Эпитафию для своего надгробного камня тут, на земле, Роберта Берк выбрала простую: «Жена моряка».
И ВОТ В КОТОРЫЙ РАЗ ДОКТОР ДЖЕК КЕВОРКЯН отвязывает меня от каталки, уже ставшей моей персональной, – здесь, в камере для введения смертельных инъекций в Хантсвилле, штат Техас. На сегодняшний день под его недремлющим оком было проведено пятнадцать экспериментов по приближению к смерти с моим участием. Так держать, Джек! Этим утром на том конце голубого туннеля, у райских врат, меня разыскивал Кларенс Дэрроу, величайший американский адвокат, шестьдесят лет как покойный. Он хотел поделиться со слушателями Общественной радиостанции Нью-Йорка своим мнением по поводу появления телевизионных камер в залах суда. И представьте себе, он сказал: «Одобряю это начинание». Человек с репутацией гиганта мысли родом из крохотного, Богом забытого фермерского городишки в Огайо.
– Присутствие телевизионщиков окончательно убеждает нас в том, – объяснял он мне, – что система так называемого правосудия, когда и где бы оно ни осуществлялось, заботится о чем угодно, только не о торжестве справедливости. Подобно гладиаторским боям, для бесчувственной государственной машины (а никаких иных правительств не существует) система правосудия представляет собой всего лишь очередное развлечение, где ставкой является человеческая жизнь.
Я поблагодарил мистера Дэрроу за то, что своими красноречивыми выступлениями в суде в защиту первых организаторов профсоюзов и проповедников непопулярных научных истин, своим громогласным презрением к расизму и ненавистью к смертной казни он сделал американскую историю куда более человечной, чем она могла бы быть. На что покойный великий адвокат Кларенс Дэрроу ответил мне лишь одно: «Развлекал как мог».
Засим разрешите откланяться. Эй, Джек, может, махнем в центр, набьем животы старой доброй техасско-мексиканской стряпней?
В ТЕЧЕНИЕ УЖЕ ПОЧТИ ЦЕЛОГО ГОДА я встречаюсь с совершенно мертвыми людьми (хотя сам я при этом только наполовину труп) с целью взять у них интервью.

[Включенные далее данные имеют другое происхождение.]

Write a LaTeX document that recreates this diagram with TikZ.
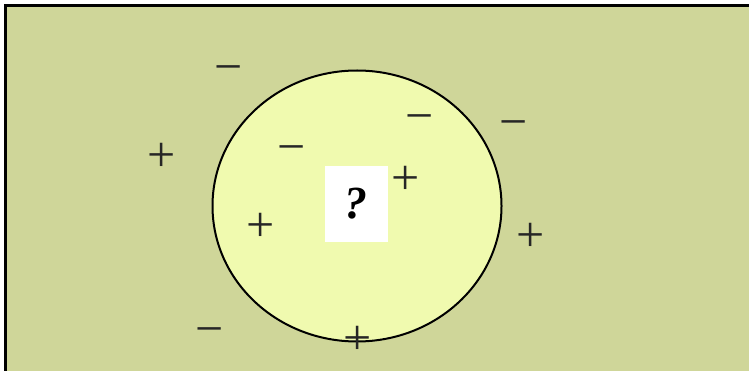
\documentclass[tikz,border=0pt]{standalone}
\usepackage{fontspec}
\setmainfont{Liberation Serif}
\usepackage{tikz}
\usetikzlibrary{shapes.geometric}

\definecolor{outerfill}{RGB}{207,214,153}
\definecolor{innerfill}{RGB}{240,250,175}

\begin{document}
\begin{tikzpicture}[
  x=1pt, y=-1pt,
  sign/.style={inner sep=0pt, text=black!85, font=\fontsize{50}{50}\selectfont, xshift=1pt},
  negsign/.style={sign, yshift=-8pt},
  possign/.style={sign, yshift=-2pt},
  query/.style={fill=white, minimum width=63pt, minimum height=76pt, inner sep=0pt,
                font=\fontsize{46}{46}\selectfont\bfseries\itshape}
]
\useasboundingbox (0,0) rectangle (749,371);
% background region
\draw[line width=2.5pt, fill=outerfill] (5.5,5.5) rectangle (760,380);
% the class region
\node[draw, line width=2pt, fill=innerfill, ellipse, minimum width=289pt, minimum height=271pt, inner sep=0pt] (region) at (357,206) {};
% unknown point
\node[query] (q) at (356,204) {?};
% negative examples
\node[negsign] (n1) at (228,67) {−};
\node[negsign] (n2) at (419,116) {−};
\node[negsign] (n3) at (513,122) {−};
\node[negsign] (n4) at (291,147) {−};
\node[negsign] (n5) at (209,329) {−};
% positive examples
\node[possign] (p1) at (161,155) {+};
\node[possign] (p2) at (405,178) {+};
\node[possign] (p3) at (260,225) {+};
\node[possign] (p4) at (530,235) {+};
\node[possign] (p5) at (357,338) {+};
\end{tikzpicture}
\end{document}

Все это время я то и дело просил святого Петра о встрече с вполне конкретным человеком – моим героем. Это мой земляк, покойный Юджин Виктор Дебс из Терре-Хот, штат Индиана. Он пять раз выдвигался в качестве кандидата в президенты от Социалистической партии – еще в те времена, когда в этой стране социалисты были реальной силой.
И вот вчера после обеда на том конце голубого туннеля меня ждал не кто иной, как Юджин Виктор Дебс, организатор и лидер первой успешной забастовки в такой крупной отрасли американской индустрии, как железные дороги. Дотоле нам не доводилось встречаться. Этот выдающийся американец умер, будучи семидесяти одного года от роду, в 1926 году. Мне в ту пору было всего четыре.

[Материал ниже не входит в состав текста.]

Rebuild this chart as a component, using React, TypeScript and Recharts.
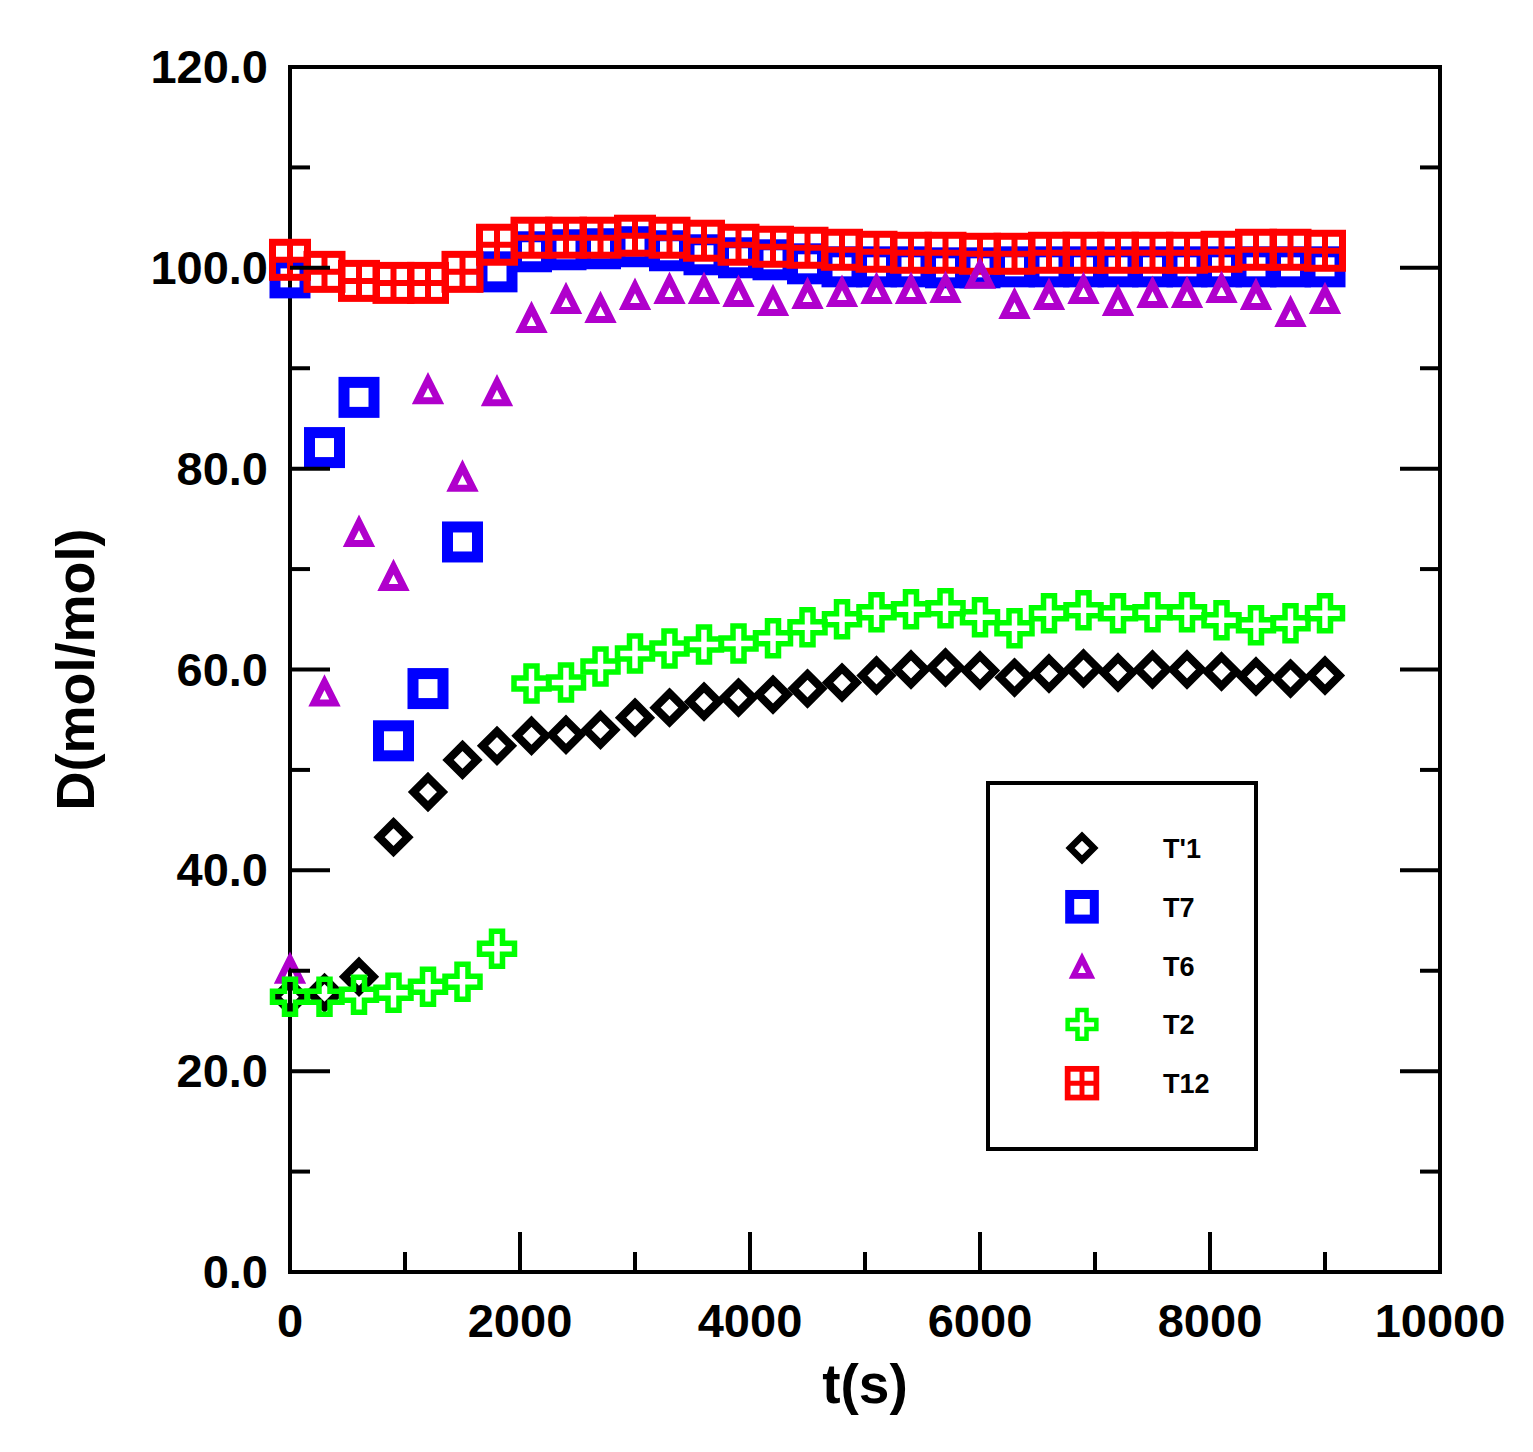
import { Legend, Scatter, ScatterChart, XAxis, YAxis } from "recharts";

const FONT = "'Liberation Sans', Arial, sans-serif";

// sample times (s)
const times = [
  0, 300, 600, 900, 1200, 1500, 1800, 2100, 2400, 2700, 3000, 3300, 3600, 3900, 4200, 4500,
  4800, 5100, 5400, 5700, 6000, 6300, 6600, 6900, 7200, 7500, 7800, 8100, 8400, 8700, 9000,
];

// D (mol/mol) per series
const t1Values = [
  27.4, 27.8, 29.4, 43.3, 47.8, 51.0, 52.4, 53.4, 53.5, 54.0, 55.2, 56.2, 56.8, 57.2, 57.5, 58.1,
  58.7, 59.4, 60.0, 60.2, 59.9, 59.2, 59.6, 60.1, 59.7, 60.0, 60.0, 59.8, 59.3, 59.1, 59.4,
];
const t7Values = [
  99.0, 82.1, 87.1, 52.9, 58.1, 72.7, 99.6, 101.6, 101.8, 101.9, 102.1, 101.7, 101.3, 101.0, 100.8,
  100.4, 100.1, 100.1, 100.1, 100.0, 100.0, 100.1, 100.1, 100.1, 100.1, 100.1, 100.1, 100.1, 100.1,
  100.1, 100.1,
];
const t6Values = [
  30.3, 57.9, 73.8, 69.4, 88.0, 79.3, 87.8, 95.1, 97.0, 96.1, 97.4, 98.0, 98.0, 97.7, 96.8, 97.5,
  97.7, 98.0, 98.0, 98.1, 99.5, 96.5, 97.4, 98.0, 96.8, 97.6, 97.6, 98.1, 97.4, 95.7, 97.0,
];
const t2Values = [
  27.4, 27.4, 27.6, 27.8, 28.4, 28.9, 32.2, 58.6, 58.7, 60.3, 61.6, 62.1, 62.5, 62.6, 63.1, 64.2,
  65.0, 65.7, 66.0, 66.1, 65.2, 64.1, 65.6, 65.9, 65.6, 65.7, 65.7, 64.9, 64.4, 64.6, 65.6,
];
const t12Values = [
  100.8, 99.6, 98.7, 98.5, 98.5, 99.6, 102.3, 103.0, 103.0, 103.0, 103.2, 103.0, 102.7, 102.3,
  102.1, 102.0, 101.8, 101.6, 101.5, 101.5, 101.4, 101.4, 101.5, 101.5, 101.5, 101.5, 101.5, 101.6,
  101.8, 101.8, 101.7,
];

const xTicks = [0, 1000, 2000, 3000, 4000, 5000, 6000, 7000, 8000, 9000, 10000];
const yTicks = [0, 10, 20, 30, 40, 50, 60, 70, 80, 90, 100, 110, 120];
const legendOrder = ["T'1", "T7", "T6", "T2", "T12"];

const toPoints = (values: number[]) => times.map((t, i) => ({ t, d: values[i] }));

type M = { cx: number; cy: number; s?: number };

function Diamond({ cx, cy, s = 1 }: M) {
  const r = 14.5 * s;
  return (
    <path
      d={`M${cx},${cy - r}L${cx + r},${cy}L${cx},${cy + r}L${cx - r},${cy}Z`}
      fill="none"
      stroke="#000"
      strokeWidth={8 * s}
    />
  );
}

function Square({ cx, cy, s = 1 }: M) {
  const h = 15 * s;
  return (
    <rect x={cx - h} y={cy - h} width={2 * h} height={2 * h} fill="none" stroke="#0000ff" strokeWidth={11 * s} />
  );
}

function Triangle({ cx, cy, s = 1 }: M) {
  const top = cy - 8.5 * s;
  const bot = cy + 12.5 * s;
  const w = 10.5 * s;
  return (
    <path
      d={`M${cx},${top}L${cx + w},${bot}L${cx - w},${bot}Z`}
      fill="none"
      stroke="#b000cc"
      strokeWidth={7 * s}
    />
  );
}

function Cross({ cx, cy, s = 1 }: M) {
  const a = 5.5 * s;
  const b = 17.5 * s;
  const pts = [
    [-a, -b], [a, -b], [a, -a], [b, -a], [b, a], [a, a],
    [a, b], [-a, b], [-a, a], [-b, a], [-b, -a], [-a, -a],
  ];
  const d = pts.map(([px, py], i) => `${i ? "L" : "M"}${cx + px},${cy + py}`).join("") + "Z";
  return <path d={d} fill="none" stroke="#00ff00" strokeWidth={5.5 * s} />;
}

function GridSquare({ cx, cy, s = 1 }: M) {
  const h = 17.5 * s;
  return (
    <g fill="none" stroke="#ff0000">
      <rect x={cx - h} y={cy - h} width={2 * h} height={2 * h} strokeWidth={7 * s} />
      <path d={`M${cx - h},${cy}H${cx + h}M${cx},${cy - h}V${cy + h}`} strokeWidth={6 * s} />
    </g>
  );
}

const markers: Record<string, (p: M) => JSX.Element> = {
  "T'1": Diamond,
  T7: Square,
  T6: Triangle,
  T2: Cross,
  T12: GridSquare,
};

const tickText = { fontFamily: FONT, fontWeight: 700, fill: "#000" };

function BottomTick({ x, y, payload }: any) {
  const major = payload.value % 2000 === 0;
  return (
    <g>
      <line x1={x} x2={x} y1={y} y2={y - (major ? 40 : 20)} stroke="#000" strokeWidth={4} />
      {major && (
        <text x={x} y={y + 65} textAnchor="middle" fontSize={47} {...tickText}>
          {payload.value}
        </text>
      )}
    </g>
  );
}

function TopTick({ x, y, payload }: any) {
  const major = payload.value % 2000 === 0;
  return <line x1={x} x2={x} y1={y} y2={y + (major ? 40 : 20)} stroke="#000" strokeWidth={4} />;
}

function LeftTick({ x, y, payload }: any) {
  const major = payload.value % 20 === 0;
  return (
    <g>
      <line x1={x} x2={x + (major ? 40 : 20)} y1={y} y2={y} stroke="#000" strokeWidth={4} />
      {major && (
        <text x={x - 22} y={y + 16} textAnchor="end" fontSize={47} {...tickText}>
          {payload.value.toFixed(1)}
        </text>
      )}
    </g>
  );
}

function RightTick({ x, y, payload }: any) {
  const major = payload.value % 20 === 0;
  return <line x1={x} x2={x - (major ? 40 : 20)} y1={y} y2={y} stroke="#000" strokeWidth={4} />;
}

function XTitle({ viewBox }: any) {
  return (
    <text x={viewBox.x + viewBox.width / 2} y={viewBox.y + 131} textAnchor="middle" fontSize={55} {...tickText}>
      t(s)
    </text>
  );
}

function YTitle({ viewBox }: any) {
  const cx = 67;
  const cy = viewBox.y + viewBox.height / 2;
  return (
    <text
      x={cx}
      y={cy}
      transform={`rotate(-90, ${cx}, ${cy})`}
      textAnchor="middle"
      dominantBaseline="central"
      fontSize={54}
      {...tickText}
    >
      D(mol/mol)
    </text>
  );
}

function LegendBox() {
  return (
    <div style={{ width: 272, height: 370, border: "4px solid #000", boxSizing: "border-box", background: "#fff" }}>
      <svg width={264} height={362}>
        {legendOrder.map((name, i) => {
          const Mk = markers[name];
          const cy = 63 + i * 58.8;
          return (
            <g key={name}>
              <Mk cx={92} cy={cy} s={0.82} />
              <text x={173} y={cy + 10} fontSize={27} {...tickText}>
                {name}
              </text>
            </g>
          );
        })}
      </svg>
    </div>
  );
}

const axisLine = { stroke: "#000", strokeWidth: 4, strokeLinecap: "square" as const };

export default function App() {
  const series = [
    { name: "T7", values: t7Values },
    { name: "T12", values: t12Values },
    { name: "T6", values: t6Values },
    { name: "T'1", values: t1Values },
    { name: "T2", values: t2Values },
  ];
  return (
    <ScatterChart width={1517} height={1436} margin={{ top: 29, right: 25, bottom: 0, left: 0 }}>
      <XAxis
        xAxisId="b"
        dataKey="t"
        type="number"
        domain={[0, 10000]}
        ticks={xTicks}
        interval={0}
        height={172}
        tickSize={0}
        tickMargin={0}
        tickLine={false}
        axisLine={axisLine}
        tick={<BottomTick />}
        label={<XTitle />}
      />
      <XAxis
        xAxisId="t"
        orientation="top"
        type="number"
        domain={[0, 10000]}
        allowDataOverflow
        ticks={xTicks}
        interval={0}
        height={30}
        tickSize={0}
        tickMargin={0}
        tickLine={false}
        axisLine={axisLine}
        tick={<TopTick />}
      />
      <YAxis
        yAxisId="l"
        dataKey="d"
        type="number"
        domain={[0, 120]}
        ticks={yTicks}
        interval={0}
        width={282}
        tickSize={0}
        tickMargin={0}
        tickLine={false}
        axisLine={axisLine}
        tick={<LeftTick />}
        label={<YTitle />}
      />
      <YAxis
        yAxisId="r"
        orientation="right"
        type="number"
        domain={[0, 120]}
        allowDataOverflow
        ticks={yTicks}
        interval={0}
        width={60}
        tickSize={0}
        tickMargin={0}
        tickLine={false}
        axisLine={axisLine}
        tick={<RightTick />}
      />
      {series.map((s) => {
        const Mk = markers[s.name];
        return (
          <Scatter
            key={s.name}
            name={s.name}
            xAxisId="b"
            yAxisId="l"
            data={toPoints(s.values)}
            isAnimationActive={false}
            shape={(p: any) => <Mk cx={p.cx} cy={p.cy} />}
          />
        );
      })}
      <Legend
        layout="vertical"
        align="center"
        verticalAlign="middle"
        content={<LegendBox />}
        wrapperStyle={{ left: 978, top: 773, width: 272, height: 370 }}
      />
    </ScatterChart>
  );
}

Я поблагодарил его за слова, которые я неустанно цитирую в своих речах: «До тех пор пока существует низший класс, я – его представитель. До тех пор пока не перевелись преступники, я – один из них. До тех пор пока хоть одна душа томится за решеткой, я не чувствую себя свободным».

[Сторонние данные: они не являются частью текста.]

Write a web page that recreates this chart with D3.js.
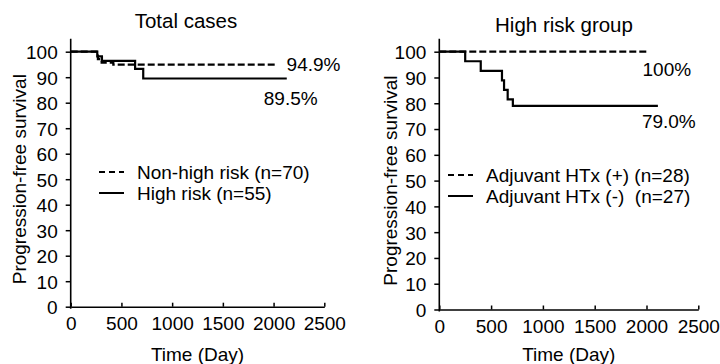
<!DOCTYPE html>
<html><head><meta charset="utf-8">
<script src="https://cdn.jsdelivr.net/npm/d3@7"></script>
<style>
body{margin:0;background:#fff;}
svg text{font-family:"Liberation Sans",Arial,sans-serif;fill:#000;white-space:pre;}
</style></head>
<body><svg id="c" width="720" height="364"></svg>
<script>
// ---- data ----
const xTicks = [0, 500, 1000, 1500, 2000, 2500];
const yTicks = [0, 10, 20, 30, 40, 50, 60, 70, 80, 90, 100];

const nonHighTime = [0, 268, 305, 420, 2030];
const nonHighSurv = [100, 97.1, 95.7, 94.9, 94.9];
const highTime = [0, 262, 308, 635, 715, 2130];
const highSurv = [100, 98.2, 96.4, 93.3, 89.5, 89.5];

const htxPlusTime = [0, 2000];
const htxPlusSurv = [100, 100];
const htxMinusTime = [0, 250, 400, 605, 625, 660, 710, 2110];
const htxMinusSurv = [100, 96.3, 92.6, 88.9, 85.2, 81.5, 79.0, 79.0];

const panelTitles = ["Total cases", "High risk group"];
const leftLegend = ["Non-high risk (n=70)", "High risk (n=55)"];
const rightLegend = ["Adjuvant HTx (+) (n=28)", "Adjuvant HTx (-)  (n=27)"];
const leftEndLabels = ["94.9%", "89.5%"];
const rightEndLabels = ["100%", "79.0%"];
const xLabel = "Time (Day)";
const yLabel = "Progression-free survival";

// ---- drawing ----
const svg = d3.select("#c");
const FS = 19;

function panel(cfg) {
  const x = d3.scaleLinear().domain([0, 2500]).range([cfg.x0, cfg.x1]);
  const y = d3.scaleLinear().domain([0, 100]).range([cfg.y0, cfg.y1]);
  const g = svg.append("g");

  // y axis
  const ya = g.append("g").attr("transform", `translate(${cfg.x0},0)`)
    .call(d3.axisLeft(y).tickValues(yTicks).tickFormat(d3.format("d")).tickSize(5).tickPadding(8).tickSizeOuter(0));
  ya.select(".domain").remove();
  ya.selectAll("line").attr("stroke", "#000").attr("stroke-width", 1.5);
  ya.selectAll("text").style("font-size", FS + "px").attr("dy", "0.36em");
  g.append("line").attr("x1", cfg.x0).attr("x2", cfg.x0)
    .attr("y1", y(0) + 2).attr("y2", y(100) - 13)
    .attr("stroke", "#000").attr("stroke-width", 1.6);

  // x axis
  const xa = g.append("g").attr("transform", `translate(0,${cfg.y0})`)
    .call(d3.axisBottom(x).tickValues(xTicks).tickFormat(d3.format("d")).tickSize(-4).tickPadding(10).tickSizeOuter(0));
  xa.select(".domain").attr("stroke", "#000").attr("stroke-width", 1.6);
  xa.selectAll("line").attr("stroke", "#000").attr("stroke-width", 1.5);
  xa.selectAll("text").style("font-size", FS + "px");

  // titles and axis labels
  g.append("text").attr("x", cfg.tx).attr("y", cfg.ty).attr("text-anchor", "middle")
    .style("font-size", "20.5px").text(cfg.title);
  g.append("text").attr("x", (cfg.x0 + cfg.x1) / 2).attr("y", 361).attr("text-anchor", "middle")
    .style("font-size", FS + "px").text(xLabel);
  g.append("text").attr("transform", `translate(${cfg.ylx},${(cfg.y0 + y(100)) / 2}) rotate(-90)`)
    .attr("text-anchor", "middle").attr("dominant-baseline", "central")
    .style("font-size", FS + "px").text(yLabel);

  // curves
  const line = d3.line().x(d => x(d[0])).y(d => y(d[1])).curve(d3.curveStepAfter);
  cfg.series.forEach(s => {
    const pts = s.t.map((t, i) => [t, s.v[i]]);
    g.append("path").attr("d", line(pts)).attr("fill", "none")
      .attr("stroke", "#000").attr("stroke-width", 2.2)
      .attr("stroke-dasharray", s.dash ? "7,3" : null);
    const last = pts[pts.length - 1];
    g.append("text").attr("x", x(last[0]) + s.lx).attr("y", y(last[1]) + s.ly)
      .style("font-size", FS + "px").text(s.label);
  });

  // legend
  cfg.legend.forEach((txt, i) => {
    const ly = cfg.legY + i * 21;
    g.append("line").attr("x1", cfg.legX).attr("x2", cfg.legX + 25)
      .attr("y1", ly).attr("y2", ly).attr("stroke", "#000").attr("stroke-width", 2)
      .attr("stroke-dasharray", i === 0 ? "6,4" : null);
    g.append("text").attr("x", cfg.legX + 38).attr("y", ly).attr("dominant-baseline", "central")
      .style("font-size", FS + "px").text(txt);
  });
}

panel({
  x0: 70.7, x1: 324.3, y0: 306.7, y1: 51.7,
  title: panelTitles[0], tx: 186, ty: 28,
  ylx: 19,
  legend: leftLegend, legX: 99, legY: 172,
  series: [
    {t: nonHighTime, v: nonHighSurv, dash: true, label: leftEndLabels[0], lx: 10, ly: 6},
    {t: highTime, v: highSurv, dash: false, label: leftEndLabels[1], lx: -23, ly: 27}
  ]
});
panel({
  x0: 439.3, x1: 698.3, y0: 309.5, y1: 51.7,
  title: panelTitles[1], tx: 564, ty: 32,
  ylx: 390,
  legend: rightLegend, legX: 448, legY: 175,
  series: [
    {t: htxPlusTime, v: htxPlusSurv, dash: true, label: rightEndLabels[0], lx: -4, ly: 24},
    {t: htxMinusTime, v: htxMinusSurv, dash: false, label: rightEndLabels[1], lx: -16, ly: 22}
  ]
});
</script></body></html>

Он поинтересовался, как же эти слова воспринимаются здесь, на земле, в Соединенных Штатах, в наше время. Я ответил, что каждый раз меня поднимают на смех.
– Люди усмехаются и фыркают, – сказал я.
Он спросил, какая отрасль промышленности развивается у нас быстрее всего.
– Строительство тюрем, – признался я.
– Позор! – воскликнул он. Затем он справился, знакома ли кому-нибудь в наши дни Нагорная проповедь. А потом расправил крылья и улетел.
С ВАМИ КУРТ ВОННЕГУТ. Сегодня утром во время контролируемого эксперимента по приближению к смерти я завтракал с Гарольдом Эпштейном, недавно скончавшимся в своем поместье в Ларчмонте, площадью в полтора акра. Умер он от того, что иначе как естественными причинами не назовешь, учитывая, что ему стукнуло девяносто четыре года. Этот милый человек был бухгалтером, а после сердечного приступа, случившегося тридцать четыре года назад, вместе со своей прелестной женой Эстой посвятил себя тому, что он сам называет «садовой лихорадкой».